Ce qui est plus significatif, c'est qu'il y a en Grèce, depuis quelques décennies, un regain d'intérêt pour les saints orthodoxes de l'Europe occidentale. On a peint en Grèce des icônes de saint Benoît de Nursie. Le professeur Piperakis, qui enseignait la microbiologie à l'université d'Athènes, s'est consacré depuis sa retraite à faire connaître les saints orthodoxes oubliés des pays d'Europe occidentale et aussi des pays d'Extrême-Orient. Il est d'ailleurs l'auteur d'un
Santoral Ortodoxo Español, publié par la maison d'édition de l'Eglise orthodoxe de Grèce, dont j'ai publié une brève recension sur le présent forum (ici:
viewtopic.php?f=1&t=327&p=13826 ). La Grèce, pays méditerranéen et où des langues comme l'espagnol, l'italien et le français sont encore parlées (alors que, dans les autres pays à majorité orthodoxe, on ne connaît presque plus que l'anglais, l'allemand ayant perdu depuis vingt ans la plupart de ses positions), est à ma connaissance le seul pays où se manifeste un certain intérêt pour les saints orthodoxes des pays romans. En Roumanie, il y a eu en 2006 une publication de Vlad Benea sur les saints orthodoxes des îles Britanniques (il me fut expliqué par un professeur de théologie de là-bas que le choix des saints des îles Britanniques était précisément motivé par le fait que toute la documentation sur le sujet était en anglais) que l'on trouve sur le site de l'archiprêtre Andrew Philips de l'Eglise orthodoxe russe à l'étranger (texte original roumain ici:
http://www.orthodoxengland.org.uk/pdf/sib.pdf ).
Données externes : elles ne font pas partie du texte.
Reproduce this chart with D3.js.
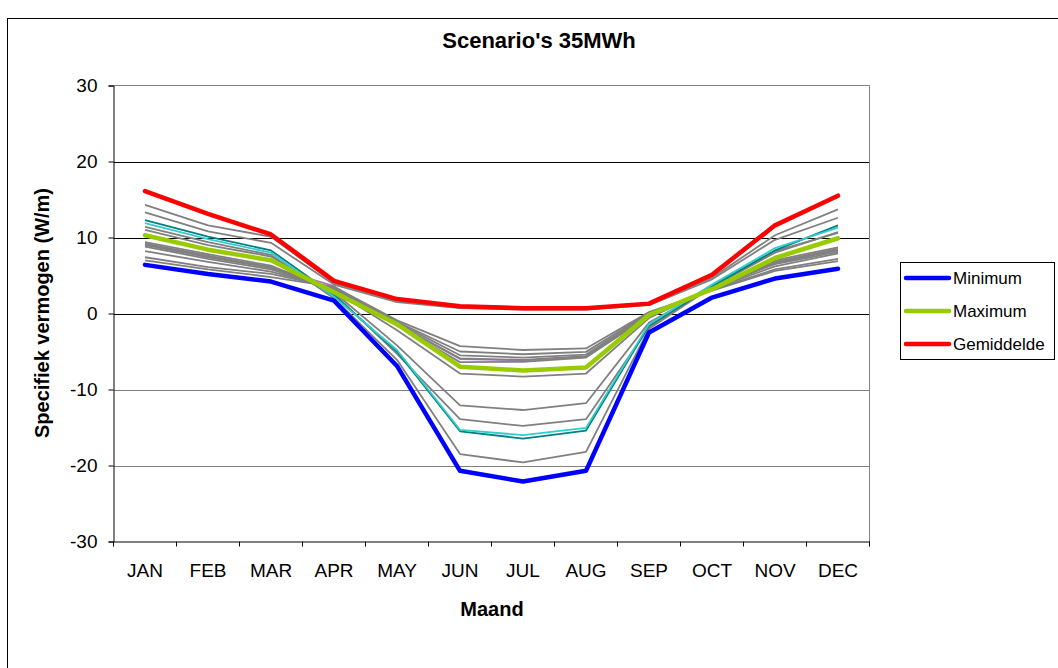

On constate donc un début d'intérêt et de publications sur les saints orthodoxes des pays romans (en Grèce) et des pays anglo-saxons (en Roumanie) qui pourrait redonner une importance oubliée à ces quelques saints latins qui, dès le VIe ou le Xe siècle, avaient été vénérés chez les Grecs et les Slaves orientaux.